--- begin ---

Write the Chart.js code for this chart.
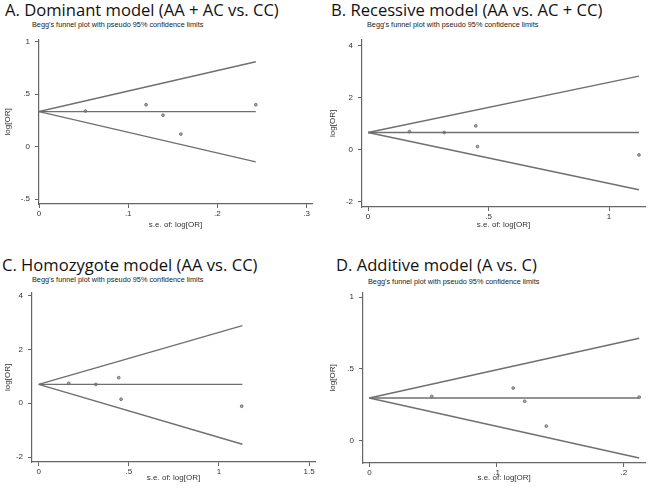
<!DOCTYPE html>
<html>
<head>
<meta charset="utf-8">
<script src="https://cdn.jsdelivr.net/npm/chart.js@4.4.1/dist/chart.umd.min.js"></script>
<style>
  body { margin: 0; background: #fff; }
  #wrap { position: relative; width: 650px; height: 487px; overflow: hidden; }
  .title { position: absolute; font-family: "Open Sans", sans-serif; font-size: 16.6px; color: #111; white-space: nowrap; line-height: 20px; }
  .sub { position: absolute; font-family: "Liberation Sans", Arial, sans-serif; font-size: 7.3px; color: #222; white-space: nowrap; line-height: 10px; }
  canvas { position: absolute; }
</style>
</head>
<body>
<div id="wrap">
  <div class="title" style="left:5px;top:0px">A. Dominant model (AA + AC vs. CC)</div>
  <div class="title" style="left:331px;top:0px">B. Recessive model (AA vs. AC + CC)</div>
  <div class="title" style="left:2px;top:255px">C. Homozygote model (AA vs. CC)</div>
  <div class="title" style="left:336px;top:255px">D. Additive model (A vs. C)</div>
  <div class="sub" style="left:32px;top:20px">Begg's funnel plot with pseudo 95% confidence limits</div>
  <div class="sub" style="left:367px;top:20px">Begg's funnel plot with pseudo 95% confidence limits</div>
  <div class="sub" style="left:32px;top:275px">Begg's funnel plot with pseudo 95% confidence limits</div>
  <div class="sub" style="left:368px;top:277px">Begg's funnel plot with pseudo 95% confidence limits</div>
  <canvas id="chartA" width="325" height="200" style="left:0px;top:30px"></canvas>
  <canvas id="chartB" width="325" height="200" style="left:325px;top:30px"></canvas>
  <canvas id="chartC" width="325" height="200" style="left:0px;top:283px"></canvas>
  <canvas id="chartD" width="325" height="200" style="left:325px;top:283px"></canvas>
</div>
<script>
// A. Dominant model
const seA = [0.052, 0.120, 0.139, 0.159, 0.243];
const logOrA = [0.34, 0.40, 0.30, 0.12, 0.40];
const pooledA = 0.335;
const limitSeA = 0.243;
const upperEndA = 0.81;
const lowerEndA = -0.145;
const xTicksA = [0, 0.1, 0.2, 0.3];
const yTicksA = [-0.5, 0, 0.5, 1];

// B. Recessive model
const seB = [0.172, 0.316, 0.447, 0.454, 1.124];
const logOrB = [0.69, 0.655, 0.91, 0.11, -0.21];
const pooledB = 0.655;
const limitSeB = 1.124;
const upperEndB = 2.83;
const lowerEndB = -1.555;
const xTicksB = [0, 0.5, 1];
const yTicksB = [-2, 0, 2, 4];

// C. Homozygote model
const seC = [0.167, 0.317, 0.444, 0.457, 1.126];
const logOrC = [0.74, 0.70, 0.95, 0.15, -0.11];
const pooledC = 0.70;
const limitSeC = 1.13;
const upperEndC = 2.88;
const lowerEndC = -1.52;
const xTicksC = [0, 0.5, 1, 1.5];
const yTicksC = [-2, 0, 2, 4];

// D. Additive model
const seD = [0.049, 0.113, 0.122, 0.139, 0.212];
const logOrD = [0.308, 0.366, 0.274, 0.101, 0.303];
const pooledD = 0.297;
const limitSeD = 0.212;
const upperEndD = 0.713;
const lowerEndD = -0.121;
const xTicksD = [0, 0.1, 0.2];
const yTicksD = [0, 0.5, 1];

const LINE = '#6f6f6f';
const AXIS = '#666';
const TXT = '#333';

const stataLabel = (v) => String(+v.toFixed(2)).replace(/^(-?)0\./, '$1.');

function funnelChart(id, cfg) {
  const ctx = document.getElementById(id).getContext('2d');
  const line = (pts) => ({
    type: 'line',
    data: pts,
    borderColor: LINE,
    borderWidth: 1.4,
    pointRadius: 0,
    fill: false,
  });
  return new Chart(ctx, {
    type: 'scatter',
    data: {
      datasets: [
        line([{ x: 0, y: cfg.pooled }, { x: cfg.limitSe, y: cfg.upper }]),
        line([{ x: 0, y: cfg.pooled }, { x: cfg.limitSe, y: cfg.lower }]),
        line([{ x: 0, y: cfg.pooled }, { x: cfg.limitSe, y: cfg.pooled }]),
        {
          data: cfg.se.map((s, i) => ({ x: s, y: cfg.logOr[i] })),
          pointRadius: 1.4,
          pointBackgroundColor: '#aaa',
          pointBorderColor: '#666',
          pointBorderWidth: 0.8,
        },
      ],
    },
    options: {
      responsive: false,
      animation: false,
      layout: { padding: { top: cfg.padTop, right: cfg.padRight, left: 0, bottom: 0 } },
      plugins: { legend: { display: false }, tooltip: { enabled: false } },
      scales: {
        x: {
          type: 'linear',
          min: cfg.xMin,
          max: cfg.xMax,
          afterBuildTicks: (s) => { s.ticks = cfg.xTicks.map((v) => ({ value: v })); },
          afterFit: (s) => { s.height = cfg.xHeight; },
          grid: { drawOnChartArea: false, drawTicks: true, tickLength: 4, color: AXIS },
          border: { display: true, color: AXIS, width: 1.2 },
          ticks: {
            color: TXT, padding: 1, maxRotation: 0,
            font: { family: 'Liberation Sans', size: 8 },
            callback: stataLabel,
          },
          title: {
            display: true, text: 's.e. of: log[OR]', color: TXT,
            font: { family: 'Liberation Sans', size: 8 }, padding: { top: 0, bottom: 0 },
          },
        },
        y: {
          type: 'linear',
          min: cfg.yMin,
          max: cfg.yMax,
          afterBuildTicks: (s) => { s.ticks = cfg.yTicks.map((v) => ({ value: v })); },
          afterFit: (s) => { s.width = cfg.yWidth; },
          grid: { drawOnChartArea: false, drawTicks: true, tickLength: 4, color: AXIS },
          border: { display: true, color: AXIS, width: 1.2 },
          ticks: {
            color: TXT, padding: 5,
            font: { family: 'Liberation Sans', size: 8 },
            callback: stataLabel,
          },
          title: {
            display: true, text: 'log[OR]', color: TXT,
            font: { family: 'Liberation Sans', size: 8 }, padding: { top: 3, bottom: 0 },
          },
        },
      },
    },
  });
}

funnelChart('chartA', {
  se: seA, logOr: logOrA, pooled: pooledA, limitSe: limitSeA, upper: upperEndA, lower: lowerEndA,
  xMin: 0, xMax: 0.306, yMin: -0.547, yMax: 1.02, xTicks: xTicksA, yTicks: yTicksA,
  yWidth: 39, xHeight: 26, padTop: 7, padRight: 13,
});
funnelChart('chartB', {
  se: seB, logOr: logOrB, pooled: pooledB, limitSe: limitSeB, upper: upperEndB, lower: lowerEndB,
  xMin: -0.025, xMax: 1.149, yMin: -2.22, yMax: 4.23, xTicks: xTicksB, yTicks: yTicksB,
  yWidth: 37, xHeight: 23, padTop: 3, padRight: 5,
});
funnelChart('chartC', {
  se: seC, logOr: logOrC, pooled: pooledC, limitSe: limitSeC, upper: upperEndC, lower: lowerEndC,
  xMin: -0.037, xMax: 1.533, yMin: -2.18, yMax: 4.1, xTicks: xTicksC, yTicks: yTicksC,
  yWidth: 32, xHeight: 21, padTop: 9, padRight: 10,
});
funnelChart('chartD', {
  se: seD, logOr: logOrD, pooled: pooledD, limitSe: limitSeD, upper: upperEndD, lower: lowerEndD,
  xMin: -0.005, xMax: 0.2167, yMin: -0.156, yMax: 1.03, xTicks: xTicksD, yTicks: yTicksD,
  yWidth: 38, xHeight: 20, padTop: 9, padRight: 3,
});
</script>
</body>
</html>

--- end ---

*What is asked*: Transcribe each line above verbatim, with the pictures left out.

*Exercise output*:
Write the Chart.js code for this chart.
<!DOCTYPE html>
<html>
<head>
<meta charset="utf-8">
<script src="https://cdn.jsdelivr.net/npm/chart.js@4.4.1/dist/chart.umd.min.js"></script>
<style>
  body { margin: 0; background: #fff; }
  #wrap { position: relative; width: 650px; height: 487px; overflow: hidden; }
  .title { position: absolute; font-family: "Open Sans", sans-serif; font-size: 16.6px; color: #111; white-space: nowrap; line-height: 20px; }
  .sub { position: absolute; font-family: "Liberation Sans", Arial, sans-serif; font-size: 7.3px; color: #222; white-space: nowrap; line-height: 10px; }
  canvas { position: absolute; }
</style>
</head>
<body>
<div id="wrap">
  <div class="title" style="left:5px;top:0px">A. Dominant model (AA + AC vs. CC)</div>
  <div class="title" style="left:331px;top:0px">B. Recessive model (AA vs. AC + CC)</div>
  <div class="title" style="left:2px;top:255px">C. Homozygote model (AA vs. CC)</div>
  <div class="title" style="left:336px;top:255px">D. Additive model (A vs. C)</div>
  <div class="sub" style="left:32px;top:20px">Begg's funnel plot with pseudo 95% confidence limits</div>
  <div class="sub" style="left:367px;top:20px">Begg's funnel plot with pseudo 95% confidence limits</div>
  <div class="sub" style="left:32px;top:275px">Begg's funnel plot with pseudo 95% confidence limits</div>
  <div class="sub" style="left:368px;top:277px">Begg's funnel plot with pseudo 95% confidence limits</div>
  <canvas id="chartA" width="325" height="200" style="left:0px;top:30px"></canvas>
  <canvas id="chartB" width="325" height="200" style="left:325px;top:30px"></canvas>
  <canvas id="chartC" width="325" height="200" style="left:0px;top:283px"></canvas>
  <canvas id="chartD" width="325" height="200" style="left:325px;top:283px"></canvas>
</div>
<script>
// A. Dominant model
const seA = [0.052, 0.120, 0.139, 0.159, 0.243];
const logOrA = [0.34, 0.40, 0.30, 0.12, 0.40];
const pooledA = 0.335;
const limitSeA = 0.243;
const upperEndA = 0.81;
const lowerEndA = -0.145;
const xTicksA = [0, 0.1, 0.2, 0.3];
const yTicksA = [-0.5, 0, 0.5, 1];

// B. Recessive model
const seB = [0.172, 0.316, 0.447, 0.454, 1.124];
const logOrB = [0.69, 0.655, 0.91, 0.11, -0.21];
const pooledB = 0.655;
const limitSeB = 1.124;
const upperEndB = 2.83;
const lowerEndB = -1.555;
const xTicksB = [0, 0.5, 1];
const yTicksB = [-2, 0, 2, 4];

// C. Homozygote model
const seC = [0.167, 0.317, 0.444, 0.457, 1.126];
const logOrC = [0.74, 0.70, 0.95, 0.15, -0.11];
const pooledC = 0.70;
const limitSeC = 1.13;
const upperEndC = 2.88;
const lowerEndC = -1.52;
const xTicksC = [0, 0.5, 1, 1.5];
const yTicksC = [-2, 0, 2, 4];

// D. Additive model
const seD = [0.049, 0.113, 0.122, 0.139, 0.212];
const logOrD = [0.308, 0.366, 0.274, 0.101, 0.303];
const pooledD = 0.297;
const limitSeD = 0.212;
const upperEndD = 0.713;
const lowerEndD = -0.121;
const xTicksD = [0, 0.1, 0.2];
const yTicksD = [0, 0.5, 1];

const LINE = '#6f6f6f';
const AXIS = '#666';
const TXT = '#333';

const stataLabel = (v) => String(+v.toFixed(2)).replace(/^(-?)0\./, '$1.');

function funnelChart(id, cfg) {
  const ctx = document.getElementById(id).getContext('2d');
  const line = (pts) => ({
    type: 'line',
    data: pts,
    borderColor: LINE,
    borderWidth: 1.4,
    pointRadius: 0,
    fill: false,
  });
  return new Chart(ctx, {
    type: 'scatter',
    data: {
      datasets: [
        line([{ x: 0, y: cfg.pooled }, { x: cfg.limitSe, y: cfg.upper }]),
        line([{ x: 0, y: cfg.pooled }, { x: cfg.limitSe, y: cfg.lower }]),
        line([{ x: 0, y: cfg.pooled }, { x: cfg.limitSe, y: cfg.pooled }]),
        {
          data: cfg.se.map((s, i) => ({ x: s, y: cfg.logOr[i] })),
          pointRadius: 1.4,
          pointBackgroundColor: '#aaa',
          pointBorderColor: '#666',
          pointBorderWidth: 0.8,
        },
      ],
    },
    options: {
      responsive: false,
      animation: false,
      layout: { padding: { top: cfg.padTop, right: cfg.padRight, left: 0, bottom: 0 } },
      plugins: { legend: { display: false }, tooltip: { enabled: false } },
      scales: {
        x: {
          type: 'linear',
          min: cfg.xMin,
          max: cfg.xMax,
          afterBuildTicks: (s) => { s.ticks = cfg.xTicks.map((v) => ({ value: v })); },
          afterFit: (s) => { s.height = cfg.xHeight; },
          grid: { drawOnChartArea: false, drawTicks: true, tickLength: 4, color: AXIS },
          border: { display: true, color: AXIS, width: 1.2 },
          ticks: {
            color: TXT, padding: 1, maxRotation: 0,
            font: { family: 'Liberation Sans', size: 8 },
            callback: stataLabel,
          },
          title: {
            display: true, text: 's.e. of: log[OR]', color: TXT,
            font: { family: 'Liberation Sans', size: 8 }, padding: { top: 0, bottom: 0 },
          },
        },
        y: {
          type: 'linear',
          min: cfg.yMin,
          max: cfg.yMax,
          afterBuildTicks: (s) => { s.ticks = cfg.yTicks.map((v) => ({ value: v })); },
          afterFit: (s) => { s.width = cfg.yWidth; },
          grid: { drawOnChartArea: false, drawTicks: true, tickLength: 4, color: AXIS },
          border: { display: true, color: AXIS, width: 1.2 },
          ticks: {
            color: TXT, padding: 5,
            font: { family: 'Liberation Sans', size: 8 },
            callback: stataLabel,
          },
          title: {
            display: true, text: 'log[OR]', color: TXT,
            font: { family: 'Liberation Sans', size: 8 }, padding: { top: 3, bottom: 0 },
          },
        },
      },
    },
  });
}

funnelChart('chartA', {
  se: seA, logOr: logOrA, pooled: pooledA, limitSe: limitSeA, upper: upperEndA, lower: lowerEndA,
  xMin: 0, xMax: 0.306, yMin: -0.547, yMax: 1.02, xTicks: xTicksA, yTicks: yTicksA,
  yWidth: 39, xHeight: 26, padTop: 7, padRight: 13,
});
funnelChart('chartB', {
  se: seB, logOr: logOrB, pooled: pooledB, limitSe: limitSeB, upper: upperEndB, lower: lowerEndB,
  xMin: -0.025, xMax: 1.149, yMin: -2.22, yMax: 4.23, xTicks: xTicksB, yTicks: yTicksB,
  yWidth: 37, xHeight: 23, padTop: 3, padRight: 5,
});
funnelChart('chartC', {
  se: seC, logOr: logOrC, pooled: pooledC, limitSe: limitSeC, upper: upperEndC, lower: lowerEndC,
  xMin: -0.037, xMax: 1.533, yMin: -2.18, yMax: 4.1, xTicks: xTicksC, yTicks: yTicksC,
  yWidth: 32, xHeight: 21, padTop: 9, padRight: 10,
});
funnelChart('chartD', {
  se: seD, logOr: logOrD, pooled: pooledD, limitSe: limitSeD, upper: upperEndD, lower: lowerEndD,
  xMin: -0.005, xMax: 0.2167, yMin: -0.156, yMax: 1.03, xTicks: xTicksD, yTicks: yTicksD,
  yWidth: 38, xHeight: 20, padTop: 9, padRight: 3,
});
</script>
</body>
</html>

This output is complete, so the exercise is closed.